(VIII)- Animador cultural no Caramulo e arredores

Carlos Fidalguinho
Carlos Fidalguinho

Voltando à dura realidade. Ficou demonstrado, à sociedade, que, mesmo internado num sanatório, o Zé António não tinha cuidado nenhum consigo, uma atitude que induzia os outros a desaperceberem-se do seu real estado de saúde: a sua contagiante simpatia, pode bem dizer-se, acabava por ser-lhe grandemente prejudicial. No Caramulo, ali chegado no Verão de 1962, num grupo espontâneo de quinze “estagiários” que mais parece uma excursão (nas suas próprias palavras) reunido em frente ao Sanatório Santa Maria, ele é o único com o olhar fixo no horizonte —, fez de pronto amizade com o responsável pela gestão corrente dos sanatórios, José Júlio de Almeida, como ele habilitado com o curso comercial mas muito mais evoluído nessa área; não demorou muito a ganhar a plena confiança dele, logrando ainda nesse ano a concessão dum pequeno espaço de arrumos para ali improvisar o seu estúdio, não só de músico amador como também de pintor e ceramista. Sim, durante todo o tempo que lá passou, o Zé Amorim — nome que além lhe fixaram — foi o animador cultural por excelência da vila do Caramulo, dentro e fora do grandioso complexo sanitário (ao todo, desde 1922, foram dezanove os sanatórios paulatinamente implantados naquela localidade). Muito tocou, cantou, desenhou e, sobremodo, pintou, pintou a manta! Pintou cartazes para os mais diversos eventos e festividades; pintou os primeiros cenários do Clube dos Modestos, grupo teatral ainda em actividade; pintou, com decorações modernistas, masseiras, louceiros, guarda-fatos e toda a sorte de móveis nas casas de famílias amigas; pintou vitrais de diversos formatos, hoje praticamente todos destruídos; pintou painéis que ainda permanecem no museu local, o Museu do Automóvel; pintou azulejos e outros artefactos cerâmicos que ele próprio cozeu num forno adaptado, como aprendera a fazer na fábrica da Meadela. A sinalização turística do Museu do Caramulo (o calhambeque) em azulejo localizadas à ilharga dos principais cruzamentos rodoviários desde Viseu a Águeda e para sul, é uma obra original do Zé António.

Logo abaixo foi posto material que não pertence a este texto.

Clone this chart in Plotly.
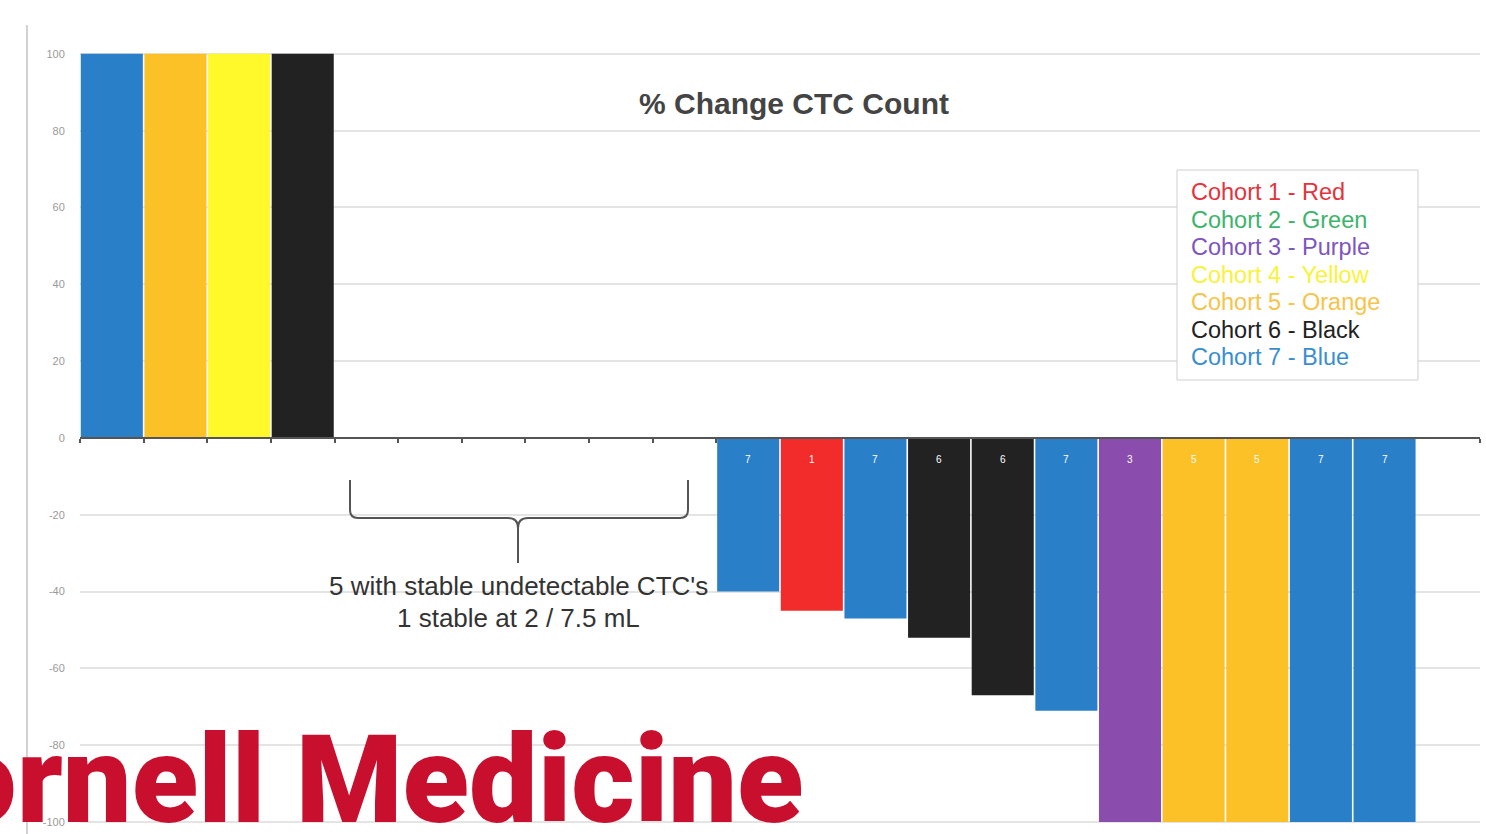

Amplamente reconhecidos os seus talentos de artista plástico, o próprio administrador daquela que era então a maior estância sanatorial da Península Ibérica, filho do Dr. Jerónimo de Lacerda, o visionário médico tondelense fundador, encomendou-lhe vários trabalhos, com a exigência de que seria a pagar, modestamente; pese embora a boa intenção, tão pouco esse gesto franco, ao fim e ao cabo, o favoreceu deveras: quando, do que ia sobrando das despesas virtuosas com os materiais que consumia, conseguiu retirar aos vícios indomáveis (tabaco e álcool, o outro era voluntariosamente grátis) dinheiro que chegasse, comprou em segunda mão a motorizada que acabou por ser o recidivo instrumento do seu sacrifício. Há um ano, em 16 de Dezembro (véspera do 79.º aniversário do Amorim), falei ao telemóvel com o Zé Passos — que, para minha total surpresa, me informou de que estava há dois dias hospitalizado, à espera de ser submetido a uma melindrosa operação cirúrgica1. — a respeito deste seu condiscípulo, e ele, um tanto comovido ao recordar, como de imediato frisou, o seu inesquecível «colega de turma e parceiro de carteira» na Escola Comercial, foi peremptório: o Zé António, que «tocava, cantava e pintava de modo espontâneo», tinha como que «essa necessidade básica, era», ainda palavras suas, «uma jóia dum rapaz, como costumavam dizer as nossas mães, só que muito desprendido da vida… uma tendência que, com o tempo, se agravou». Chegou a ralhar-lhe, brandamente — disse ainda, estimulado, este velho amigo, desfiando não de todo gratas memórias —, quando ele aparecia em sua casa de mota, após uma viagem directa do Caramulo a Viana, excepto duma vez em que trouxe uma pendura até ao Porto, na ânsia de matar saudades da família e da malta amiga. Chegava exausto, com fome e com sede, mas feliz: tendo por meta esse prazer sadio — digo agora eu —, os riscos e, mais, os reais malefícios da viagem, para ele, não pesavam nada.

1 – Tendo sabido logo depois, pelo Amândio (Passos Silva), o irmão mais velho, do que se tratava, uma patologia ainda não completamente debelada, aqui lhe expresso os meus sinceros votos de plena recuperação, desejando que estoutro querido amigo possa brevemente retornar ao são convívio da família.